Brian Magee (born 9 June 1975) is a Northern Irish former professional boxer who competed from 1999 to 2012. He held the WBA (Regular) super-middleweight title in 2012, and the IBO title from 2001 to 2004. At regional level, he held the British super middleweight title in 2008 and the EBU European title in 2010. As an amateur he represented Ireland at the 1996 Olympics, reaching the middleweight quarter-finals. He also won a silver medal at the 1998 European Championships and bronze at the 1998 Commonwealth Games, representing Northern Ireland in the latter.

Amateur career
As an amateur Magee fought out of holy trinity ABC in Belfast, and won the Ulster senior title every year from 1995 to 1998.

Magee represented Ireland at the 1996 Summer Olympics.

Olympic results 
Defeated Randall Thompson (Canada) 13–5
Defeated Bertrand Tetsia (Cameroon) 11–6
Lost to Mohamed Bahari (Algeria) 9–15

Magee won a bronze medal for Northern Ireland at the 1998 Commonwealth Games and silver medal for Ireland at the 1998 European Championships in Minsk, Belarus.

Professional career
Magee turned professional in March 1999, and fought Dean Ashton at the Bowler's Arena, Manchester, England on the undercard of a bill that included Damaen Kelly, Michael Brodie and Clinton Woods. Magee won his opener knocking out the Stoke man inside two rounds.

He won the vacant IBO Intercontinental super middleweight title in January 2001 by defeating Neil Linford from England. He then won the IBO world super middleweight title and defended it successfully eight times. He was then defeated in his attempt for the European title.  In December 2008 he beat undefeated Scottish Stevie Maguire to win the British super middleweight title, and, after a 13-month break, returned to defeat Mads Larsen in a seven-round knockout in Aarhus, becoming European champion for the first time.

On 11 September 2010 Brian Magee defended his European Title against Armenia's Roman Aramian with the Armenian not starting the ninth round. Magee challenged IBF Super-Middleweight champion Lucian Bute in Canada on 19 March 2011.
He lost the fight to Lucian Bute by TKO in the tenth round.

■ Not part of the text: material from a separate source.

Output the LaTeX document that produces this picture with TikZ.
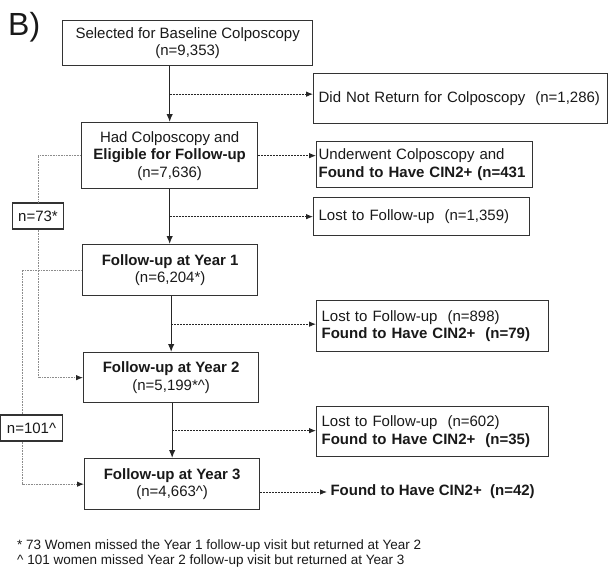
\documentclass[tikz,border=0pt]{standalone}
\usepackage{fontspec}
\setmainfont{Liberation Sans}
\usetikzlibrary{calc,positioning,arrows.meta}
\definecolor{boxline}{HTML}{333333}
\definecolor{skipline}{HTML}{8C8C8C}

\begin{document}
\begin{tikzpicture}
	[x=1pt,y=-1pt,every node/.style={font=\fontsize{15}{17.5}\selectfont,text=black!90},
	mainbox/.style={draw=boxline,line width=1.3pt,align=center,anchor=north west,inner sep=2pt},
	sidebox/.style={draw=boxline,line width=1.3pt,align=left,anchor=north west,inner xsep=5pt,inner ysep=2pt},
	countbox/.style={draw=boxline,line width=1.3pt,fill=white,inner xsep=6pt,minimum height=26pt},
	arr/.style={line width=1.2pt,draw=black!85,-{Latex[length=8pt,width=6.5pt]}},
	dasharr/.style={line width=0.8pt,draw=black!85,dash pattern=on 2pt off 1pt,-{Latex[length=7pt,width=5.5pt]}},
	skip/.style={draw=skipline,line width=0.9pt,dash pattern=on 1pt off 0.6pt},
	skiparr/.style={skip,-{Latex[length=7pt,width=5.5pt,color=black!85]}}]
	\useasboundingbox (0,0) rectangle (608,570);
	\node[font=\fontsize{32}{36}\selectfont,anchor=base west,inner sep=0pt] (lbl) at (8,35) {B)};
	\node[mainbox,minimum width=250pt,minimum height=45pt] (sel) at (62,20) {Selected for Baseline Colposcopy\\(n=9,353)};
	\node[mainbox,minimum width=176pt,minimum height=66pt] (had) at (81,122) {Had Colposcopy and\\\textbf{Eligible for Follow-up}\\(n=7,636)};
	\node[mainbox,minimum width=175pt,minimum height=51pt] (yr1) at (82,244) {\textbf{Follow-up at Year 1}\\(n=6,204*)};
	\node[mainbox,minimum width=175pt,minimum height=50pt] (yr2) at (83,352) {\textbf{Follow-up at Year 2}\\(n=5,199*\textasciicircum)};
	\node[mainbox,minimum width=175pt,minimum height=51pt] (yr3) at (84,458) {\textbf{Follow-up at Year 3}\\(n=4,663\textasciicircum)};
	\node[sidebox,text width=284pt,minimum height=50pt] (dnr) at (313,73) {Did Not Return for Colposcopy~ (n=1,286)};
	\node[sidebox,inner xsep=2pt,text width=212pt,minimum height=46pt] (und) at (316,141) {Underwent Colposcopy and\\\textbf{Found to Have CIN2+ (n=431}};
	\node[sidebox,text width=206pt,minimum height=38pt] (lost) at (313,197) {Lost to Follow-up~ (n=1,359)};
	\node[sidebox,text width=222pt,minimum height=51pt] (lfu1) at (316,300) {Lost to Follow-up~ (n=898)\\\textbf{Found to Have CIN2+~ (n=79)}};
	\node[sidebox,text width=222pt,minimum height=50pt] (lfu2) at (316,406) {Lost to Follow-up~ (n=602)\\\textbf{Found to Have CIN2+~ (n=35)}};
	\node[font=\fontsize{15}{17.5}\selectfont\bfseries,anchor=west] (cin) at (327,492) {Found to Have CIN2+~ (n=42)};
	\draw[arr] (had.north |- sel.south) -- (had.north);
	\draw[arr] (had.south) -- (had.south |- yr1.north);
	\draw[arr] (yr2.north |- yr1.south) -- (yr2.north);
	\draw[arr] (yr3.north |- yr2.south) -- (yr3.north);
	\coordinate (b1) at ($(had.north |- sel.south)!.5!(had.north)$);
	\coordinate (b2) at ($(had.south)!.5!(had.south |- yr1.north)$);
	\coordinate (b3) at ($(yr2.north |- yr1.south)!.5!(yr2.north)$);
	\coordinate (b4) at ($(yr3.north |- yr2.south)!.5!(yr3.north)$);
	\draw[dasharr] (b1) -- (b1 -| dnr.west);
	\draw[dasharr] (had.east) -- (had.east -| und.west);
	\draw[dasharr] (b2) -- (b2 -| lost.west);
	\draw[dasharr] (b3) -- (b3 -| lfu1.west);
	\draw[dasharr] (b4) -- (b4 -| lfu2.west);
	\draw[dasharr] (yr3.east |- cin.west) -- (cin.west);
	\node[countbox] (n73) at (38,216) {n=73*};
	\node[countbox,inner xsep=6.5pt] (n101) at (31.5,428) {n=101\textasciicircum};
	\coordinate (c101) at (22,0);
	\draw[skip] (had.west) -| (n73.north);
	\draw[skiparr] (n73.south) |- (yr2.west);
	\draw[skip] (yr1.west) -| (c101 |- n101.north);
	\draw[skiparr] (c101 |- n101.south) |- (yr3.west);
	\node[font=\fontsize{13.5}{15}\selectfont,align=left,anchor=north west,inner sep=0pt] (note) at (17,540) {* 73 Women missed the Year 1 follow-up visit but returned at Year 2\\\textasciicircum\ 101 women missed Year 2 follow-up visit but returned at Year 3};
\end{tikzpicture}
\end{document}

On 30 July 2011 Magee captured the interim WBA super-middleweight title with a unanimous points win over Jaime Barboza in San Jose, Costa Rica.

Magee vs. Kessler
On 8 December 2012. Brian Magee travelled to Denmark to face "The Viking Warrior" Mikkel Kessler in his home nation with the WBA Super Middleweight Title at stake. After a quiet 1st round, Magee went to the floor twice in the 2nd after Kessler landed some hard bodyshots. After 24 seconds on the third round it was allover, Kessler landed a hard bodyshot again; Magee never recovered and Kessler became World Champion for the fifth time.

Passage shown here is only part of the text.